SET TASK
Can you pull out each line of the data below that includes the word "this"?
★ ★ ★ ★ ★ ★ ★
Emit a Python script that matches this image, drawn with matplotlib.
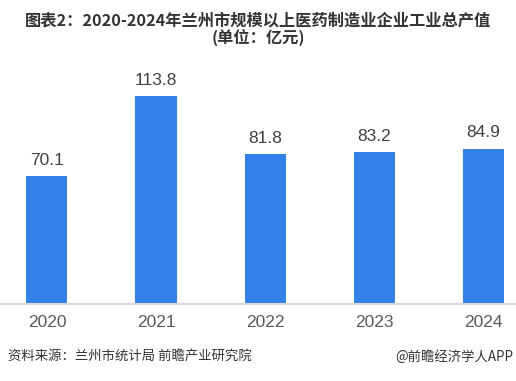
import matplotlib
matplotlib.use("Agg")
import matplotlib.pyplot as plt

plt.rcParams['font.family'] = ['Noto Sans CJK SC', 'DejaVu Sans']

years = ["2020", "2021", "2022", "2023", "2024"]
values = [70.1, 113.8, 81.8, 83.2, 84.9]
title = "图表2：2020-2024年兰州市规模以上医药制造业企业工业总产值\n(单位：亿元)"
source = "资料来源：兰州市统计局 前瞻产业研究院"
credit = "@前瞻经济学人APP"

fig = plt.figure(figsize=(5.16, 3.81), dpi=100)
ax = fig.add_axes([0.0, 0.202, 1.0, 0.641])
x = list(range(len(years)))
ax.bar(x, values, width=0.376, color="#3381e6", zorder=2)
for xi, v in zip(x, values):
    ax.text(xi, v + 4.5, f"{v:.1f}", ha="center", va="bottom", fontsize=12.5,
            color="#404040", family=["Liberation Sans", "DejaVu Sans"])
ax.set_xlim(-0.43, 4.30)
ax.set_ylim(0, 133.5)
ax.set_xticks(x)
ax.set_xticklabels(years, fontsize=12.5, color="#595959", family=["Liberation Sans", "DejaVu Sans"])
ax.tick_params(axis="x", length=0, pad=8)
ax.set_yticks([])
for s in ["top", "left", "right"]:
    ax.spines[s].set_visible(False)
ax.spines["bottom"].set_color("#d9d9d9")
ax.spines["bottom"].set_linewidth(1.5)

fig.text(0.5, 0.922, title, ha="center", va="center", fontsize=11.7, fontweight="bold",
         color="#333333", linespacing=1.1)
fig.text(0.015, 0.063, source, ha="left", va="center", fontsize=9.6, color="#333333")
fig.text(0.995, 0.063, credit, ha="right", va="center", fontsize=9.6, color="#333333")

fig.savefig("out.png", dpi=100)
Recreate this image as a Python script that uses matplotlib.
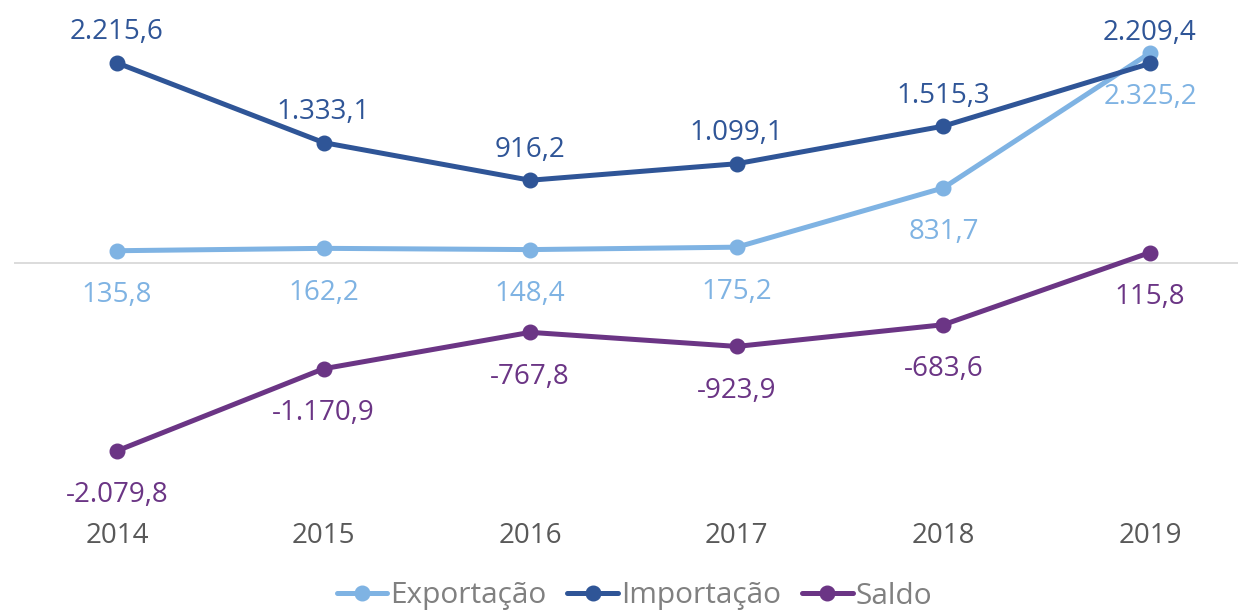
import matplotlib.pyplot as plt
import numpy as np

plt.rcParams.update({
    'font.family': ['Open Sans', 'DejaVu Sans'],
    'font.size': 20,
})

years = ['2014', '2015', '2016', '2017', '2018', '2019']
exportacao = [135.8, 162.2, 148.4, 175.2, 831.7, 2325.2]
importacao = [2215.6, 1333.1, 916.2, 1099.1, 1515.3, 2209.4]
saldo = [-2079.8, -1170.9, -767.8, -923.9, -683.6, 115.8]

c_exp = '#7fb3e3'
c_imp = '#2f5597'
c_sal = '#6b3585'


def fmt_br(v):
    s = f'{abs(v):,.1f}'.replace(',', 'X').replace('.', ',').replace('X', '.')
    return '-' + s if v < 0 else s


W, H = 1238, 610
fig = plt.figure(figsize=(W / 100, H / 100), dpi=100)
ax = fig.add_axes([14 / W, 100 / H, (W - 14) / W, 510 / H])

x = np.arange(len(years))
series = [
    (exportacao, c_exp, 'Exportação', -32),
    (importacao, c_imp, 'Importação', 22),
    (saldo, c_sal, 'Saldo', -32),
]

ax.axhline(0, color='#d9d9d9', linewidth=1.3, zorder=1)

for vals, col, name, off in series:
    ax.plot(x, vals, color=col, linewidth=3.6, marker='o', markersize=10.5,
            label=name, solid_capstyle='round', zorder=3)
    for xi, v in zip(x, vals):
        ax.annotate(fmt_br(v), (xi, v), xytext=(0, off), textcoords='offset points',
                    ha='center', va='center', color=col, fontsize=20)

ax.set_xlim(-0.4986, 5.426)
ax.set_ylim(-2735, 2912)
ax.set_xticks(x)
ax.set_xticklabels(years, color='#595959', fontsize=20)
ax.tick_params(axis='x', length=0, pad=8.5)
ax.set_yticks([])
for sp in ax.spines.values():
    sp.set_visible(False)

fig.legend(loc='center', bbox_to_anchor=(634.5 / W, 1 - 596 / H), ncol=3, frameon=False,
           handlelength=1.7, handletextpad=0.1, columnspacing=0.7,
           fontsize=21.5, labelcolor='#808080')

fig.savefig('out.png', dpi=100)
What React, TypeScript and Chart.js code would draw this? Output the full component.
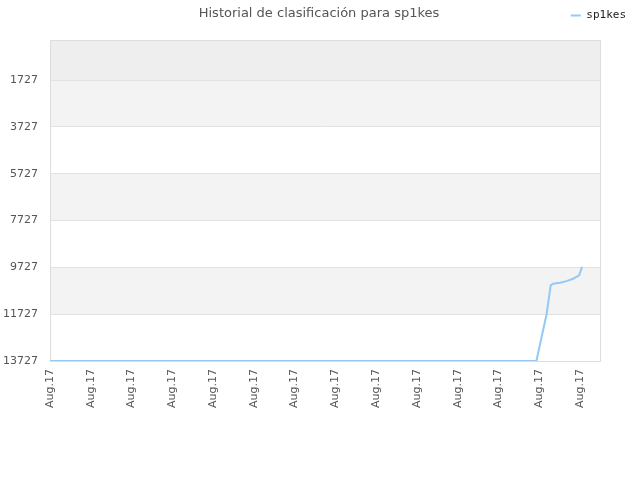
import React, { useEffect, useRef } from "react";
import { Chart, registerables } from "chart.js";

Chart.register(...registerables);

const titleText = "Historial de clasificación para sp1kes";
const seriesName = "sp1kes";
const dayIndex = [0, 119.3, 121.8, 122.8, 123.4, 125.1, 126.7, 128.3, 129.8, 130.5];
const ranks = [13727, 13727, 11727, 10498, 10426, 10383, 10314, 10211, 10070, 9700];
const xTickValues = [0, 10, 20, 30, 40, 50, 60, 70, 80, 90, 100, 110, 120, 130];
const xTickLabels = xTickValues.map(() => "Aug.17");
const yTickValues = [1727, 3727, 5727, 7727, 9727, 11727, 13727];

const lineColor = "rgba(150,200,245,1)";

const bandsPlugin = {
  id: "bands",
  beforeDraw(chart: any) {
    const { ctx, chartArea } = chart;
    const y = chart.scales.y;
    ctx.save();
    const yTop = chartArea.top;
    const yFirst = y.getPixelForValue(yTickValues[0]);
    ctx.fillStyle = "#eeeeee";
    ctx.fillRect(chartArea.left, yTop, chartArea.right - chartArea.left, yFirst - yTop);
    for (let i = 0; i < yTickValues.length - 1; i++) {
      const a = y.getPixelForValue(yTickValues[i]);
      const b = y.getPixelForValue(yTickValues[i + 1]);
      ctx.fillStyle = i % 2 === 0 ? "#f3f3f3" : "#ffffff";
      ctx.fillRect(chartArea.left, a, chartArea.right - chartArea.left, b - a);
    }
    ctx.restore();
  },
};

const titlePlugin = {
  id: "customTitle",
  afterDraw(chart: any) {
    const { ctx } = chart;
    ctx.save();
    ctx.font = "13px 'DejaVu Sans'";
    ctx.fillStyle = "#555555";
    ctx.textAlign = "center";
    ctx.textBaseline = "middle";
    ctx.fillText(titleText, 319, 13.5);
    ctx.restore();
  },
};

export default function App() {
  const ref = useRef<HTMLCanvasElement | null>(null);
  useEffect(() => {
    if (!ref.current) return;
    const chart = new Chart(ref.current, {
      type: "line",
      data: {
        datasets: [
          {
            label: seriesName,
            data: dayIndex.map((d, i) => ({ x: d, y: ranks[i] })),
            borderColor: lineColor,
            backgroundColor: lineColor,
            borderWidth: 2,
            pointRadius: 0,
            tension: 0,
            fill: false,
          },
        ],
      },
      options: {
        responsive: false,
        animation: false,
        layout: { padding: { left: 0, right: 4, top: 0, bottom: 64 } },
        plugins: {
          title: { display: false },
          tooltip: { enabled: false },
          legend: {
            display: true,
            position: "top",
            align: "end",
            labels: {
              usePointStyle: true,
              pointStyle: "line",
              pointStyleWidth: 10,
              boxHeight: 2,
              color: "#222222",
              font: { family: "'DejaVu Sans Mono'", size: 11 },
              padding: 10,
            },
          },
        },
        scales: {
          x: {
            type: "linear",
            min: 0,
            max: 134.9,
            afterBuildTicks: (scale: any) => {
              scale.ticks = xTickValues.map((v) => ({ value: v }));
            },
            ticks: {
              autoSkip: false,
              maxRotation: 90,
              minRotation: 90,
              color: "#555555",
              font: { family: "'DejaVu Sans'", size: 11 },
              padding: 8,
              callback: (_v: any, i: number) => xTickLabels[i],
            },
            grid: { display: false, drawTicks: false },
            border: { display: true, color: "#dddddd" },
          },
          xTop: {
            type: "linear",
            position: "top",
            display: true,
            ticks: { display: false },
            grid: { display: false, drawTicks: false },
            border: { display: true, color: "#dddddd" },
            afterFit: (scale: any) => {
              scale.height = 9;
            },
          },
          y: {
            type: "linear",
            reverse: true,
            min: 13,
            max: 13727,
            afterBuildTicks: (scale: any) => {
              scale.ticks = yTickValues.map((v) => ({ value: v }));
            },
            afterFit: (scale: any) => {
              scale.width = 50;
            },
            ticks: {
              color: "#555555",
              font: { family: "'DejaVu Sans'", size: 11 },
              padding: 12,
              callback: (v: any) => String(v),
            },
            grid: { display: true, color: "#e2e2e2", drawTicks: false },
            border: { display: true, color: "#dddddd" },
          },
          y2: {
            type: "linear",
            position: "right",
            display: true,
            ticks: { display: false },
            grid: { display: false, drawTicks: false },
            border: { display: true, color: "#dddddd" },
            afterFit: (scale: any) => {
              scale.width = 36;
            },
          },
        },
      },
      plugins: [bandsPlugin, titlePlugin],
    } as any);
    return () => chart.destroy();
  }, []);
  return (
    <div style={{ position: "absolute", left: 0, top: 0, width: 640, height: 480, background: "#fff" }}>
      <canvas ref={ref} width={640} height={480} />
    </div>
  );
}
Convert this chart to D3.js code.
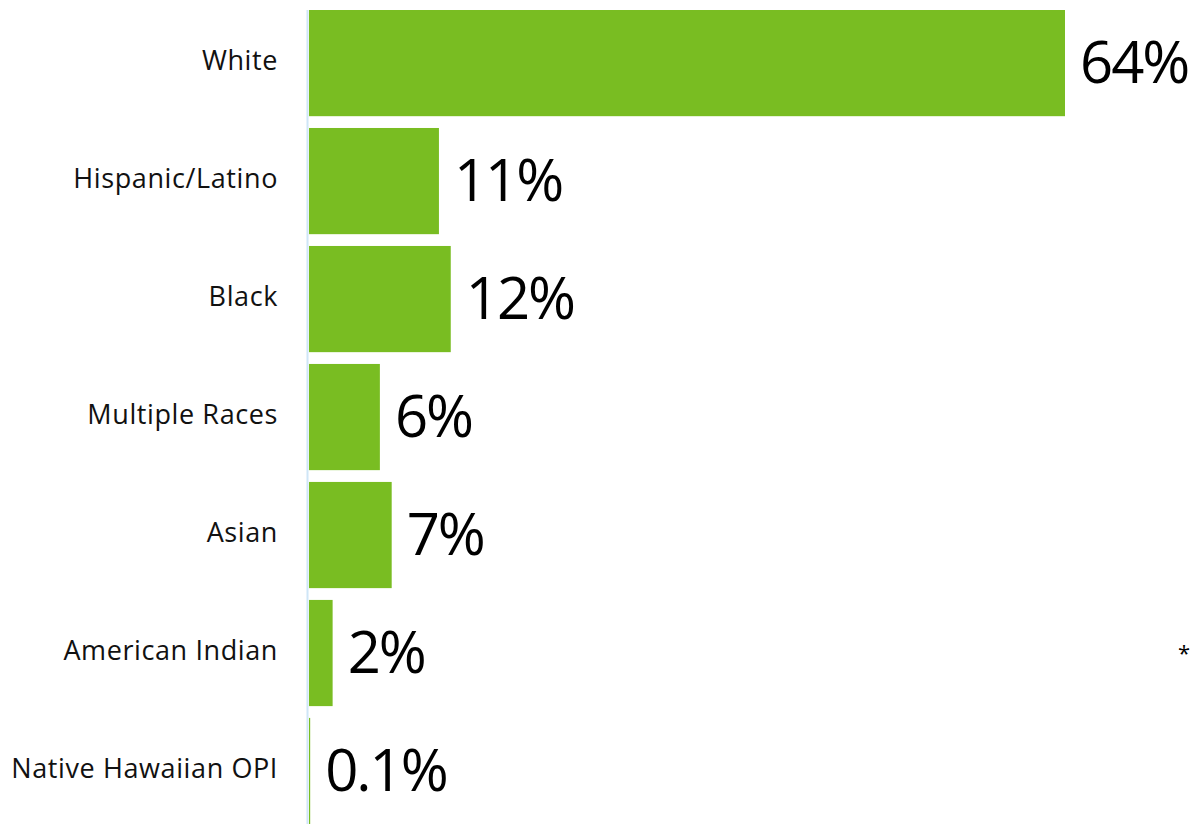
<!DOCTYPE html>
<html><head><meta charset="utf-8">
<script src="https://cdn.jsdelivr.net/npm/d3@7"></script>
<style>body{margin:0;background:#fff}svg{display:block}</style>
</head><body>
<svg id="c" width="1194" height="824"></svg>
<script>
const categories = ["White","Hispanic/Latino","Black","Multiple Races","Asian","American Indian","Native Hawaiian OPI"];
const values = [64, 11, 12, 6, 7, 2, 0.1];
const valueLabels = ["64%","11%","12%","6%","7%","2%","0.1%"];
const footnote = "*";

const svg = d3.select("#c");
const x = d3.scaleLinear().domain([0, 64]).range([309, 1065]);
const y = d3.scaleBand().domain(categories).range([4.1, 830]).paddingInner(0.1).paddingOuter(0.05);

svg.selectAll("rect.bar").data(categories).join("rect")
  .attr("class","bar")
  .attr("x", x(0))
  .attr("y", d => y(d))
  .attr("width", (d,i) => x(values[i]) - x(0))
  .attr("height", y.bandwidth())
  .attr("fill", "#79bd22");

svg.append("line").attr("x1",307.5).attr("x2",307.5).attr("y1",y(categories[0])).attr("y2",824)
  .attr("stroke","#cfe6f7").attr("stroke-width",2);

svg.selectAll("text.cat").data(categories).join("text")
  .attr("class","cat")
  .attr("x", 278)
  .attr("y", d => y(d) + y.bandwidth()/2 - 4)
  .attr("text-anchor","end")
  .attr("dominant-baseline","central")
  .attr("font-family","'Open Sans', sans-serif")
  .attr("font-size", 27)
  .attr("letter-spacing", 0.6)
  .attr("fill","#111")
  .text(d => d);

svg.selectAll("text.val").data(categories).join("text")
  .attr("class","val")
  .attr("x", (d,i) => x(values[i]) + 15)
  .attr("y", d => y(d) + y.bandwidth()/2 - 3)
  .attr("dominant-baseline","central")
  .attr("font-family","'Open Sans', sans-serif")
  .attr("font-size", 58)
  .attr("letter-spacing", -2)
  .attr("fill","#000")
  .text((d,i) => valueLabels[i]);

svg.append("text").attr("x",1178).attr("y", y(categories[5]) + y.bandwidth()/2 + 8)
  .attr("font-family","'Open Sans', sans-serif").attr("font-size",22).attr("fill","#000").text(footnote);
</script>
</body></html>
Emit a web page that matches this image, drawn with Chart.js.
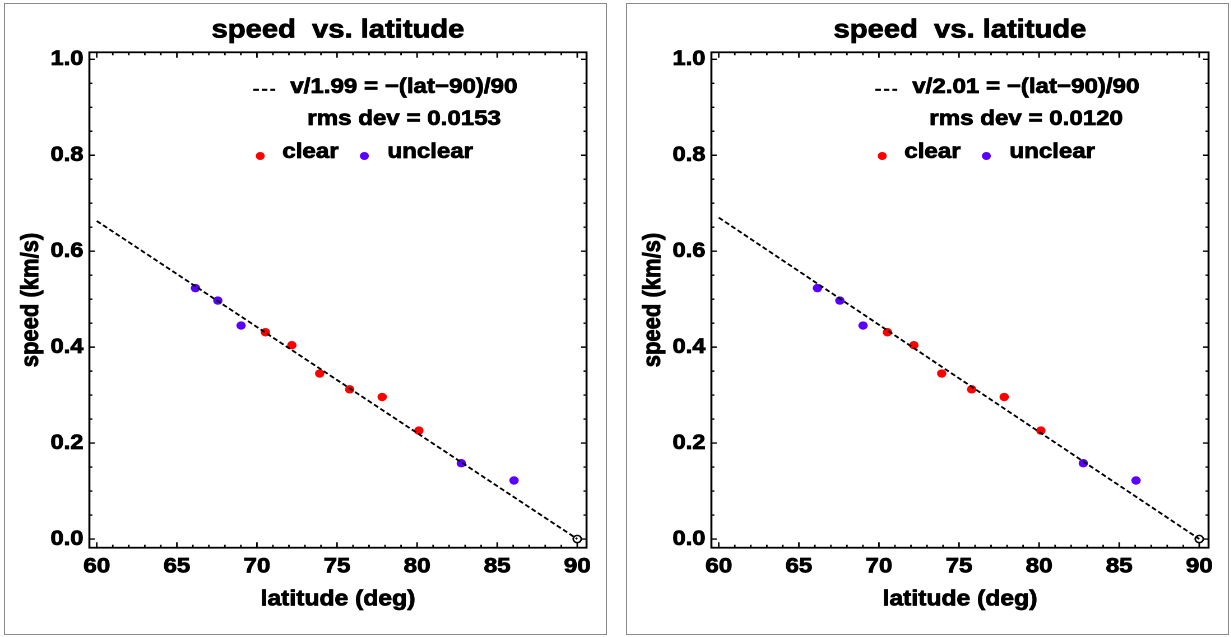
★ ★ ★ ★ ★ ★ ★
TASK OUTPUT
Emit a Python script that matches this image, drawn with matplotlib.
Recreate this image as a Python script that uses matplotlib.
What React, TypeScript and Chart.js code would draw this? Output the full component.
Convert this chart to D3.js code.
Emit a web page that matches this image, drawn with Chart.js.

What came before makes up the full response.